C’erano paraventi di Coromandel, lampadari di cristallo di rocca, trumeaux verniciati d’oro zecchino, quadri di Renoir e di Picasso, cervi a grandezza naturale scolpiti nell’ebano, statue di bronzo e, in mezzo a questo museo, con le mani spavaldamente posate sui fianchi e il capo nell’ombra perché non si vedessero le rughe, c’era la leggenda che si chiama Chanel.
Era una cosa minuscola: così minuscola che l’avreste sollevata col mignolo. Cominciava con un paio di scarpe bianche, chiuse alla caviglia, simili alle calosce che un tempo si usavano quando pioveva, e poi continuava con un paio di gambe ben fatte, scoperte fino al ginocchio, dove le accarezzava l’orlo di una gonna di jersey blu scuro, stretta sui fianchi da adolescente, e sopra la gonna c’era un giacchino del solito jersey blu scuro, cortissimo, con quattro tasche e i bottoni dorati. Il giacchino era aperto su un torace fragile, fasciato da una camicetta color avorio su cui era posata con negligenza la celebre collana di perle che vale quattrocento milioni di franchi.
Sopra la collana di perle c’era un’altra collana di pietre dure, con un ciondolo formato da un rubino e un brillante, e da questo Niagara di gioielli sbocciava un collo sottile su cui si avvitava una testolina di riccioli neri e, sopra i riccioli neri, un cappello bianco, rotondo, a bebè.
«Dunque, l’esame è finito?» chiese Chanel quando fui arrivata al cappello e, tenendo il busto in avanti, porse alla lampada il volto avido e magro perché guardassi anche quello con comodo. La lampada illuminò crudelmente le rughe incipriate con cura, le labbra cariche di rosso violetto, il naso largo, schiacciato, dalle narici palpitanti e la punta rivolta appena all’insù, i grandi occhi ironici, vivi, dalle ciglia appesantite di rimmel, le sopracciglia disegnate col carboncino.

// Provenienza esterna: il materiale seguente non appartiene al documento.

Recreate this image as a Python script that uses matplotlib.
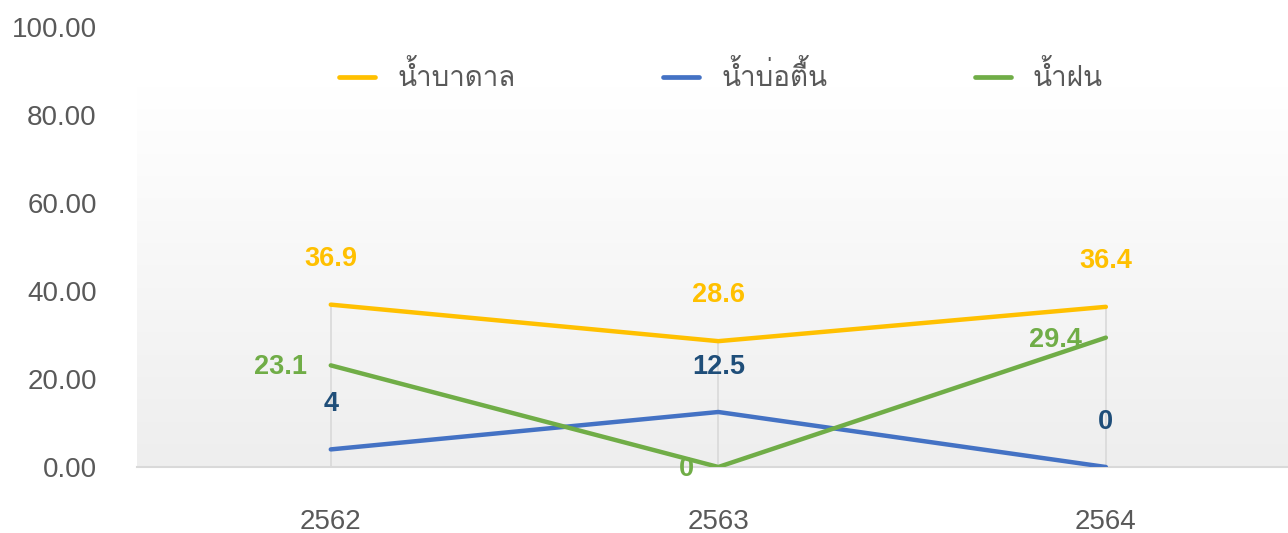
import numpy as np
import matplotlib
matplotlib.use("Agg")
import matplotlib.pyplot as plt
from matplotlib import font_manager
from matplotlib.ft2font import FT2Font
from matplotlib.lines import Line2D
from matplotlib.colors import LinearSegmentedColormap

# ---- data ----
years = ["2562", "2563", "2564"]
series_names = ["น้ำบาดาล", "น้ำบ่อตื้น", "น้ำฝน"]
groundwater = [36.9, 28.6, 36.4]
shallow_well = [4, 12.5, 0]
rainwater = [23.1, 0, 29.4]
y_ticks = [0, 20, 40, 60, 80, 100]

line_colors = ["#FFC000", "#4472C4", "#70AD47"]
label_colors = ["#FFC000", "#1F4E79", "#70AD47"]

# find a font with Thai glyphs
thai_font = None
for f in font_manager.fontManager.ttflist:
    try:
        if 0x0E19 in FT2Font(f.fname).get_charmap():
            thai_font = f.name
            break
    except Exception:
        pass

base_font = "Liberation Sans"
plt.rcParams["font.family"] = [base_font] + ([thai_font] if thai_font else []) + ["DejaVu Sans"]

fig = plt.figure(figsize=(12.88, 5.33), dpi=100)
ax = fig.add_axes([137 / 1288, 66 / 533, 1 - 137 / 1288, 440 / 533])
ax.set_xlim(-0.5, 2.47)
ax.set_ylim(0, 100)

# gradient plot-area background (white at top, light grey at bottom)
cmap = LinearSegmentedColormap.from_list("g", ["#ffffff", "#eeeeee"])
ax.imshow(np.linspace(0, 1, 256).reshape(-1, 1), extent=[-0.5, 2.47, 0, 86.4],
          cmap=cmap, aspect="auto", origin="upper", zorder=0, vmin=0, vmax=1)

x = np.arange(len(years))
all_series = [groundwater, shallow_well, rainwater]

# drop (high-low) lines
maxes = np.max(np.array(all_series), axis=0)
ax.vlines(x, 0, maxes, colors="#d9d9d9", linewidth=1.2, zorder=1)

for vals, lc in zip(all_series, line_colors):
    ax.plot(x, vals, color=lc, linewidth=3.2, solid_capstyle="round", zorder=3)

# data labels
for i, v in enumerate(groundwater):
    ax.annotate(f"{v:g}", (x[i], v), xytext=(0, 46), textcoords="offset pixels",
                ha="center", va="center", fontsize=19.5, fontweight="bold",
                color=label_colors[0], zorder=4)
for i, v in enumerate(shallow_well):
    ax.annotate(f"{v:g}", (x[i], v), xytext=(0, 45), textcoords="offset pixels",
                ha="center", va="center", fontsize=19.5, fontweight="bold",
                color=label_colors[1], zorder=4)
for i, v in enumerate(rainwater):
    ax.annotate(f"{v:g}", (x[i], v), xytext=(-24, -2), textcoords="offset pixels",
                ha="right", va="center", fontsize=19.5, fontweight="bold",
                color=label_colors[2], zorder=4)

# axes styling
for s in ["top", "right", "left"]:
    ax.spines[s].set_visible(False)
ax.spines["bottom"].set_color("#d9d9d9")
ax.spines["bottom"].set_linewidth(1.5)
ax.spines["bottom"].set_zorder(2)
ax.set_xticks(x)
ax.set_xticklabels(years)
ax.set_yticks(y_ticks)
ax.set_yticklabels([f"{t:.2f}" for t in y_ticks])
ax.tick_params(axis="both", length=0, labelsize=20, labelcolor="#595959")
ax.tick_params(axis="x", pad=30)
ax.tick_params(axis="y", pad=29)

# legend
handles = [Line2D([0], [0], color=c, linewidth=3.4, solid_capstyle="round") for c in line_colors]
leg = fig.legend(handles, series_names, loc="center", bbox_to_anchor=(721 / 1288, 1 - 77 / 533),
                 ncol=3, frameon=False, fontsize=20, handlelength=1.3, handletextpad=0.8,
                 columnspacing=5.3, labelcolor="#595959")

fig.savefig("out.png", dpi=100)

Era un volto che faceva quasi paura, ma Coco lo esibiva con fierezza insolente perché in qualcosa esso ricordava, malgrado tutto, la splendida donna che fu. «Immaginate» dice Cocteau «una Marlene Dietrich con lo sguardo nero, i capelli antracite e la pelle di una tuberosa. Ho visto uomini suicidarsi per lei.» Coco rise con amarezza e si aggiustò il cappello a bebè.«Una donna» disse «non è mai elegante senza il cappello. Io lo porto anche in casa.» Poi alzò un poco il colletto: «Ho male alla gola. Dovrei coprirmi di più. Ma odio i colletti fino alla gola. Trovo che invecchiano». Tentai un complimento.